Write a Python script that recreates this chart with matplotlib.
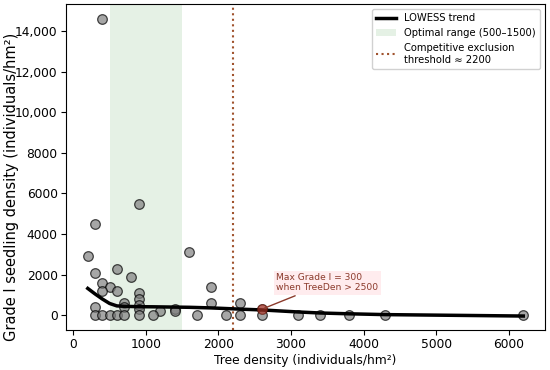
import matplotlib
matplotlib.use("Agg")
import matplotlib.pyplot as plt
from matplotlib.ticker import FuncFormatter, MultipleLocator
from matplotlib.lines import Line2D
from matplotlib.patches import Patch

# Scatter data: tree density vs Grade I seedling density
tree_density = [400, 900, 300, 200, 1600, 300, 600, 800, 400, 500, 400, 600,
                900, 900, 900, 900, 700, 700, 300, 1900, 1900, 1400, 1400, 1200,
                2300, 2600,
                300, 400, 500, 600, 700, 900, 1100, 1700, 2100, 2300, 2600,
                3100, 3400, 3800, 4300, 6200]
seedling_density = [14600, 5500, 4500, 2900, 3100, 2100, 2300, 1900, 1600, 1400, 1200, 1200,
                    1100, 800, 500, 300, 600, 400, 400, 1400, 600, 300, 200, 200,
                    600, 300,
                    0, 0, 0, 0, 0, 0, 0, 0, 0, 0, 0,
                    0, 0, 0, 0, 0]

# LOWESS trend
trend_x = [200, 300, 400, 500, 600, 700, 800, 900, 1100, 1200, 1400, 1600,
           1700, 1900, 2100, 2300, 2600, 3100, 3400, 3800, 4300, 6200]
trend_y = [1320, 1050, 800, 580, 460, 440, 430, 420, 415, 410, 400, 390,
           380, 360, 330, 300, 260, 160, 110, 70, 30, -40]

optimal_range = (500, 1500)
threshold = 2200
highlight_x, highlight_y = 2600, 300

fs = 8.8
fig = plt.figure(figsize=(5.5, 3.7), dpi=100)
ax = fig.add_axes([0.12, 0.108, 0.871, 0.881])

ax.axvspan(optimal_range[0], optimal_range[1], color="#3a9a3a", alpha=0.13, lw=0, zorder=0)
ax.axvline(threshold, color="#a0522d", linestyle=":", linewidth=1.5, zorder=1)

ax.scatter(tree_density, seedling_density, s=48, facecolor="gray", alpha=0.7,
           edgecolor="black", linewidth=0.9, zorder=3)
ax.plot(trend_x, trend_y, color="black", linewidth=2.5, zorder=4)
ax.scatter([highlight_x], [highlight_y], s=48, facecolor="#c0392b", alpha=0.6,
           edgecolor="#7a1f10", linewidth=0.8, zorder=5)

ax.annotate("Max Grade I = 300\nwhen TreeDen > 2500",
            xy=(highlight_x, highlight_y), xytext=(2800, 1600),
            fontsize=6.6, color="#8b3a2b", ha="left", va="center",
            bbox=dict(boxstyle="square,pad=0.25", facecolor="#ffe4e8", edgecolor="none", alpha=0.7),
            arrowprops=dict(arrowstyle="-", color="#8b3a2b", lw=1.0), zorder=6)

ax.set_xlabel("Tree density (individuals/hm²)", fontsize=fs, labelpad=2)
ax.set_ylabel("Grade I seedling density (individuals/hm²)", fontsize=10.5, labelpad=1)
ax.yaxis.set_label_coords(-0.098, 0.44)
ax.tick_params(labelsize=fs, length=3.5, pad=2.5)
ax.xaxis.set_major_locator(MultipleLocator(1000))
ax.yaxis.set_major_locator(MultipleLocator(2000))
ax.yaxis.set_major_formatter(FuncFormatter(lambda v, p: f"{v:,.0f}" if v >= 10000 else f"{v:.0f}"))
ax.set_xlim(-100, 6500)
ax.set_ylim(-730, 15330)

handles = [Line2D([0], [0], color="black", lw=2.5),
           Patch(facecolor="#3a9a3a", alpha=0.13, edgecolor="none"),
           Line2D([0], [0], color="#a0522d", linestyle=":", lw=1.5)]
labels = ["LOWESS trend", "Optimal range (500–1500)", "Competitive exclusion\nthreshold ≈ 2200"]
ax.legend(handles, labels, loc="upper right", fontsize=7.2, framealpha=0.9)

fig.savefig("out.png", dpi=100)
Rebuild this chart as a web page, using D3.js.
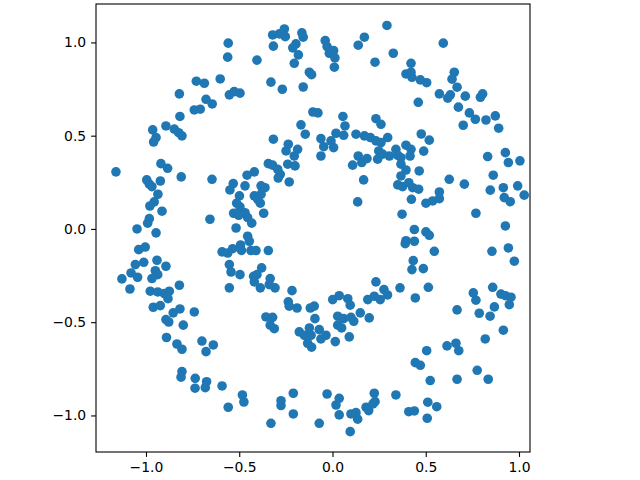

........

WHAT YOU SHOULD DO
Leave out the pictures and repeat the lines from the start of the material through the line with "from matplotlib.patches import Patch", inclusive.

EXERCISE ANSWER
Write a Python script that recreates this chart with matplotlib.
import matplotlib
matplotlib.use("Agg")
import matplotlib.pyplot as plt
from matplotlib.ticker import FuncFormatter, MultipleLocator
from matplotlib.lines import Line2D
from matplotlib.patches import Patch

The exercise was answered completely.